**Task prompt:**
Drop the pictures and give back word for word the lines from the line holding "Clone this chart in Plotly." to the line holding "import plotly.graph_objects as go", both included.

# # # #

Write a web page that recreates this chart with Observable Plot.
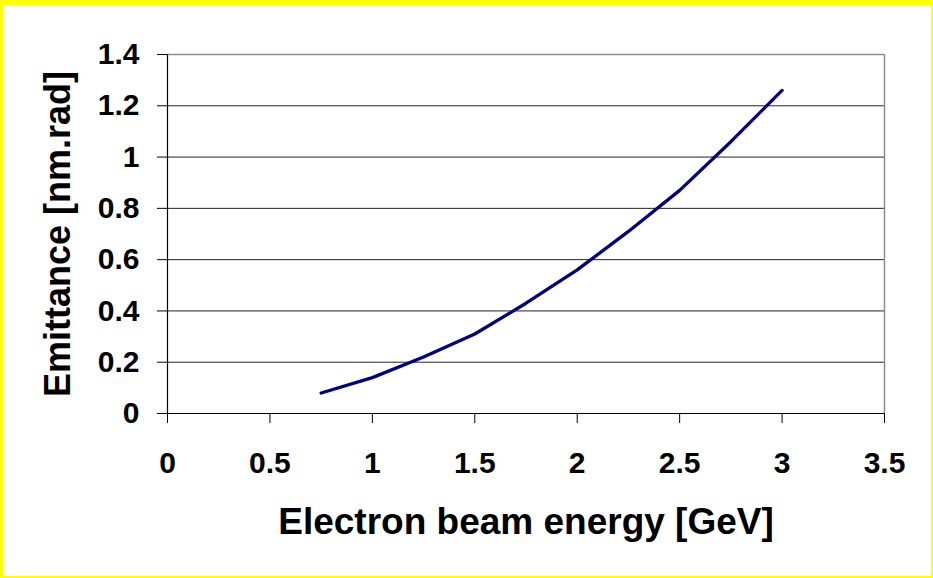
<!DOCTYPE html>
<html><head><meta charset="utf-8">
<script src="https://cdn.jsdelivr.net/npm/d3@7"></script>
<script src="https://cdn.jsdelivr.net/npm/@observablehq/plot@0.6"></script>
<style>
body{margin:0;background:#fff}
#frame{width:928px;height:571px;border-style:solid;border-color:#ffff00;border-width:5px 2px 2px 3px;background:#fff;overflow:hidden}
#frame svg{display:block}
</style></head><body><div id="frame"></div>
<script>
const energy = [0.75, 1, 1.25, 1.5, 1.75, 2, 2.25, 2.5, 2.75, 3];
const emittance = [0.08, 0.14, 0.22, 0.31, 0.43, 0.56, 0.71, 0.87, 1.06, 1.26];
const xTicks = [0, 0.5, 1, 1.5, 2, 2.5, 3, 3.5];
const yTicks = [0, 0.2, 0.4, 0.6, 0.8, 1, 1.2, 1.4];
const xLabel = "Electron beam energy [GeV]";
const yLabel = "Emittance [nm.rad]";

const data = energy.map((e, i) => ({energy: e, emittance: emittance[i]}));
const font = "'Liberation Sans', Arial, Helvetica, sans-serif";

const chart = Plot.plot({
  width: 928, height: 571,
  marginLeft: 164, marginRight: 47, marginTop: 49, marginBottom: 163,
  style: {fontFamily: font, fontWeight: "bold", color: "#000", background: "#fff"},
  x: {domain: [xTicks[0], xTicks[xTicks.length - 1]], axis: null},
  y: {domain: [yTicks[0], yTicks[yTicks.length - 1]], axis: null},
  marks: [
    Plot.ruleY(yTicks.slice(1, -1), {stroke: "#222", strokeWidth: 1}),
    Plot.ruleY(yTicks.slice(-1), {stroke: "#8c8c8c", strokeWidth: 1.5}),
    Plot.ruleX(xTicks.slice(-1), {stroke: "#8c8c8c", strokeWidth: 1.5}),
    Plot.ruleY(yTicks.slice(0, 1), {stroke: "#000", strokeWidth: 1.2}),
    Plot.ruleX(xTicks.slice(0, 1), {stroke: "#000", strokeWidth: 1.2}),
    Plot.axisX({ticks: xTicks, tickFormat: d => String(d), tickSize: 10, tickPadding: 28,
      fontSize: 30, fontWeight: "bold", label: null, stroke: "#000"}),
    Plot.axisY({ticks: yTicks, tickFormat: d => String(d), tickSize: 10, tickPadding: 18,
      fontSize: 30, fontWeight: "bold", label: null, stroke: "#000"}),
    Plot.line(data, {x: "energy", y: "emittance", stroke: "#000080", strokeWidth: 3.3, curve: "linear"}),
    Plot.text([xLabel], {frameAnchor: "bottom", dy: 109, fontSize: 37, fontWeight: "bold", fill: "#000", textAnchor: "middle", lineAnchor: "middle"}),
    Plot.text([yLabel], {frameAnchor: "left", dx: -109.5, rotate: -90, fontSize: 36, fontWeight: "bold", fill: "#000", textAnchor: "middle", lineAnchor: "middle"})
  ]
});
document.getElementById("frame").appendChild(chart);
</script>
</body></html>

# # # #

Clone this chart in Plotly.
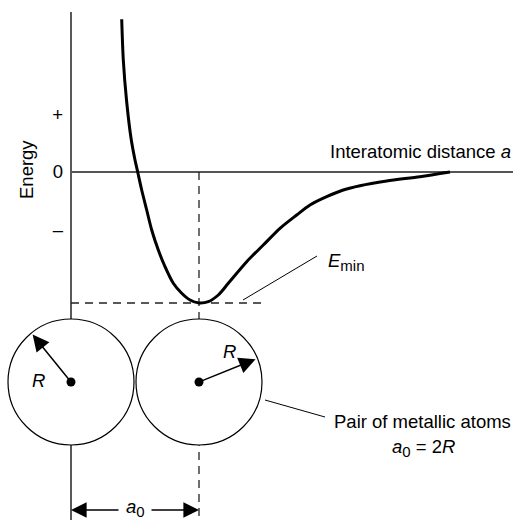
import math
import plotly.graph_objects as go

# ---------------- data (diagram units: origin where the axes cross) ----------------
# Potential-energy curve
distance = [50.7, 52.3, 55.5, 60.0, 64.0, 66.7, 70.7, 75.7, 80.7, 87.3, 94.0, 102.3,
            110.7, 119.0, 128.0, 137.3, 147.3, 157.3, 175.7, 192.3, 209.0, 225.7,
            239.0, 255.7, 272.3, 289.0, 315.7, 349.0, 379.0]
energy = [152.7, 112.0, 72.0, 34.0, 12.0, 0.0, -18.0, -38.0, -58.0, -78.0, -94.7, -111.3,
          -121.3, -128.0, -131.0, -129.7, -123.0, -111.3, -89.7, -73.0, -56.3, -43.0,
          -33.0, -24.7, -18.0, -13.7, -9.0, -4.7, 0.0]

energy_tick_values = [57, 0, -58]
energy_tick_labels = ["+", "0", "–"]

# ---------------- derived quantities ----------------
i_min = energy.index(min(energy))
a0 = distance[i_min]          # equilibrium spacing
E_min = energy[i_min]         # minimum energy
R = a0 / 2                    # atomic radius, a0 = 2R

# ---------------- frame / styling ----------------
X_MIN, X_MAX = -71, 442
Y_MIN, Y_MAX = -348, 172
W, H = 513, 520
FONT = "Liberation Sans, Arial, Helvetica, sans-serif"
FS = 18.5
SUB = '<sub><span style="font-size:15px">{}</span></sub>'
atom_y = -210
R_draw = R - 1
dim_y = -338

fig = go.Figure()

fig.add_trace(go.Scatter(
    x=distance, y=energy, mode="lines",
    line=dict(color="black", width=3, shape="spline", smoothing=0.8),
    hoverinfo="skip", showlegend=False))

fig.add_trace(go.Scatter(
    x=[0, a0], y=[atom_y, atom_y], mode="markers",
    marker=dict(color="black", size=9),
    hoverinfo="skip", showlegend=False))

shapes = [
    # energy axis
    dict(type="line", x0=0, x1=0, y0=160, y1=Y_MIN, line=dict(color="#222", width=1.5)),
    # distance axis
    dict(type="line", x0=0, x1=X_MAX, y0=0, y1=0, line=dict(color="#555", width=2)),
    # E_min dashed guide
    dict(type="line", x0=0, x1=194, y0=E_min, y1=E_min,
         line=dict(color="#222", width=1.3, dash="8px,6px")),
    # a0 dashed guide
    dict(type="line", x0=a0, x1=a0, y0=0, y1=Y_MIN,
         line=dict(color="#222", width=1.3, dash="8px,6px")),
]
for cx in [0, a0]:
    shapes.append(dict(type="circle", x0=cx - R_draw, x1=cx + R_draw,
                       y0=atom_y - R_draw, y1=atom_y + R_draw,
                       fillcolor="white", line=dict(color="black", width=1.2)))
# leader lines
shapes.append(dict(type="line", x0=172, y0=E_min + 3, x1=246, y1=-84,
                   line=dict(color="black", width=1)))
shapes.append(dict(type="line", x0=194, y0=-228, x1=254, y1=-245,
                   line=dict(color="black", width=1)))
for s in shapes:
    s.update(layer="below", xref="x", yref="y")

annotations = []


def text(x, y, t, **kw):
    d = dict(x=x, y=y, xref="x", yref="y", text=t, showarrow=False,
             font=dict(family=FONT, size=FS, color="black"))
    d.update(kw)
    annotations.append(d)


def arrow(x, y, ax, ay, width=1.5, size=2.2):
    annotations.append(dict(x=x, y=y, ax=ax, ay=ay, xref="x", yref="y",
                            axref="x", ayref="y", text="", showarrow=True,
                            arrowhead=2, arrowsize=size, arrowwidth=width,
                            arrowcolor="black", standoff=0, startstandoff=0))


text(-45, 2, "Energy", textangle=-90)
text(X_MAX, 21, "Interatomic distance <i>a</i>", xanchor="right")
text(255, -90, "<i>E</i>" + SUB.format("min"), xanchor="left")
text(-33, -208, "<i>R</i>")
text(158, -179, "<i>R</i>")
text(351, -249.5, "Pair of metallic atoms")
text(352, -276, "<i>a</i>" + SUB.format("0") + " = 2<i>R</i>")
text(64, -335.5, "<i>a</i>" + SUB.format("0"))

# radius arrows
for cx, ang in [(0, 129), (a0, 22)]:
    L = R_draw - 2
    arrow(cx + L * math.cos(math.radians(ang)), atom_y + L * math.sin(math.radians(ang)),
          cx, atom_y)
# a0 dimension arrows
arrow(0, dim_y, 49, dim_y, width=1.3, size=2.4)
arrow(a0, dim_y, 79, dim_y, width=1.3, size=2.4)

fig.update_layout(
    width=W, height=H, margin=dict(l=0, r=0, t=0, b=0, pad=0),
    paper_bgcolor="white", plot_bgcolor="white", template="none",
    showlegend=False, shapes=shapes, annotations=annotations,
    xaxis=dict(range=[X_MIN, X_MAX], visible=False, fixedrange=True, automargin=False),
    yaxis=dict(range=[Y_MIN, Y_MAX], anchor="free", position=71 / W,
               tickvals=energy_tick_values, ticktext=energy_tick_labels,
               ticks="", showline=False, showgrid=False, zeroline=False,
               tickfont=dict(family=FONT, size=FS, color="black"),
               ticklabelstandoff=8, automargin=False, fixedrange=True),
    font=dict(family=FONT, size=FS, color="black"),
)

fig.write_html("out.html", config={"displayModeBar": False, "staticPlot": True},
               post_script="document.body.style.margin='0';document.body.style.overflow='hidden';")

# # # #

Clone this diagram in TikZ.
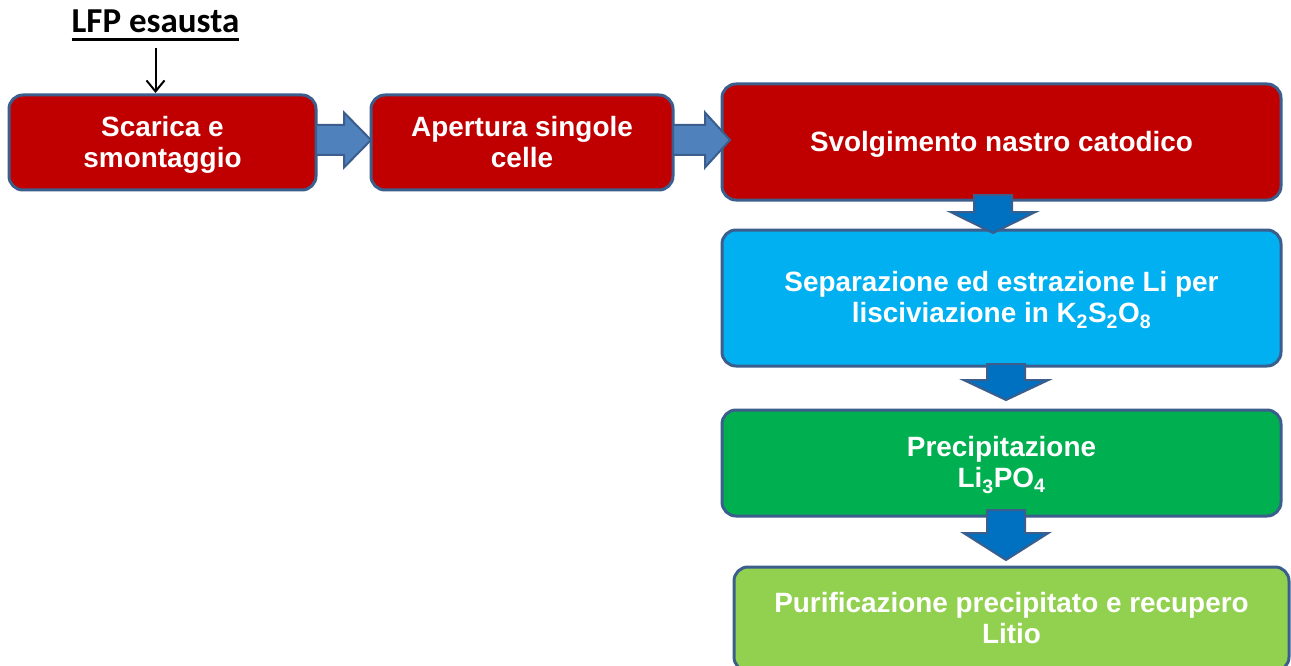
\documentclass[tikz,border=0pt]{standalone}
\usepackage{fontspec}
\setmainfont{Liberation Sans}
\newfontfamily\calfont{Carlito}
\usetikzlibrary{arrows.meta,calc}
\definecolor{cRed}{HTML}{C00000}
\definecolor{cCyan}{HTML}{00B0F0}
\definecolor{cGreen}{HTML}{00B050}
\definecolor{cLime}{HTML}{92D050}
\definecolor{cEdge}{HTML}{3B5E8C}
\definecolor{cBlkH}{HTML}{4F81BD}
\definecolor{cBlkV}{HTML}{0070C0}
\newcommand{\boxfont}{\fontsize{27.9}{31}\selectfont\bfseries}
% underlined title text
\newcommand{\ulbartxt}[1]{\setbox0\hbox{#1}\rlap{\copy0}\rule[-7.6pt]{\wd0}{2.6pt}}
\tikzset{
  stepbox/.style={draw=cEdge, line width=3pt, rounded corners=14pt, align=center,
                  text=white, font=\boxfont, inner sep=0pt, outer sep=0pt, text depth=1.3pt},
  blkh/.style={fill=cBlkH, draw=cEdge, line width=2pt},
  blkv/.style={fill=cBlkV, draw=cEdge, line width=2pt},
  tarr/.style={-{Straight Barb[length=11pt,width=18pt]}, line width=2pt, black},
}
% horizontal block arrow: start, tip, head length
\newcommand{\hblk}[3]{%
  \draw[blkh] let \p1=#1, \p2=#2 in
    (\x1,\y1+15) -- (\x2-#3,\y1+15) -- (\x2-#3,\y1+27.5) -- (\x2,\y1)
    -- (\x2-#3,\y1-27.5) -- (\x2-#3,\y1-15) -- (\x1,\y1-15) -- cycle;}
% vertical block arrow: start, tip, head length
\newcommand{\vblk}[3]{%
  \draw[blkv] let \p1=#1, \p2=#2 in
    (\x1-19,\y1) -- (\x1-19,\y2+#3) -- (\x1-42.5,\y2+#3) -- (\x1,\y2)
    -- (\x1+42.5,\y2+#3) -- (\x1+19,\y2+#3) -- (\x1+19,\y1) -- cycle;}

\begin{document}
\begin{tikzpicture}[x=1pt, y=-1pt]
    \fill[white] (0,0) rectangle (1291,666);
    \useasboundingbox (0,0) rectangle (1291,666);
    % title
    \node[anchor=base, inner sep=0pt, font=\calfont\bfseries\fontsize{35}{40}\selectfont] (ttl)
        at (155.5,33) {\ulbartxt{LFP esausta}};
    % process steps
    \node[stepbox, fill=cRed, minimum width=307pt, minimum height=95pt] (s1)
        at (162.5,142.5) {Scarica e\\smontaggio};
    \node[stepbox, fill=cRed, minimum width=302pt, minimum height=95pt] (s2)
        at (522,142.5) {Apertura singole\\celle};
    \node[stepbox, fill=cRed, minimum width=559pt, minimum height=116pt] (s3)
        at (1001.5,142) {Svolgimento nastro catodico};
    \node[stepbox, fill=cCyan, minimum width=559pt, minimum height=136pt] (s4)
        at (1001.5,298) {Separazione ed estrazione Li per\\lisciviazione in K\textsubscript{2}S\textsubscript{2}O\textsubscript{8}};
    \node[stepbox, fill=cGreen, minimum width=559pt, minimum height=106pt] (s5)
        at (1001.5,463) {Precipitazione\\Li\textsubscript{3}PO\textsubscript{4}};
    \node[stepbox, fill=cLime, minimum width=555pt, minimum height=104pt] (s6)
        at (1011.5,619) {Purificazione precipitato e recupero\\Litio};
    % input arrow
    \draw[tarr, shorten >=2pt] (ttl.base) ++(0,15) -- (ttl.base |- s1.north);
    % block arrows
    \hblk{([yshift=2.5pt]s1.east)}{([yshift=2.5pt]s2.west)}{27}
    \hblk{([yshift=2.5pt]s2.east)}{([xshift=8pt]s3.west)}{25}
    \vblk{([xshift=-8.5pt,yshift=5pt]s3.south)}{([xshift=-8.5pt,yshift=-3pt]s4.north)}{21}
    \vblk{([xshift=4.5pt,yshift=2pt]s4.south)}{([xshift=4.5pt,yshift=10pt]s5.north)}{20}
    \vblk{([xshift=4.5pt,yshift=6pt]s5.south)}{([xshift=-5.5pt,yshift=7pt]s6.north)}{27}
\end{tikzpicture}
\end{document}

# # # #

**Solution for this task:**
Clone this chart in Plotly.
import math
import plotly.graph_objects as go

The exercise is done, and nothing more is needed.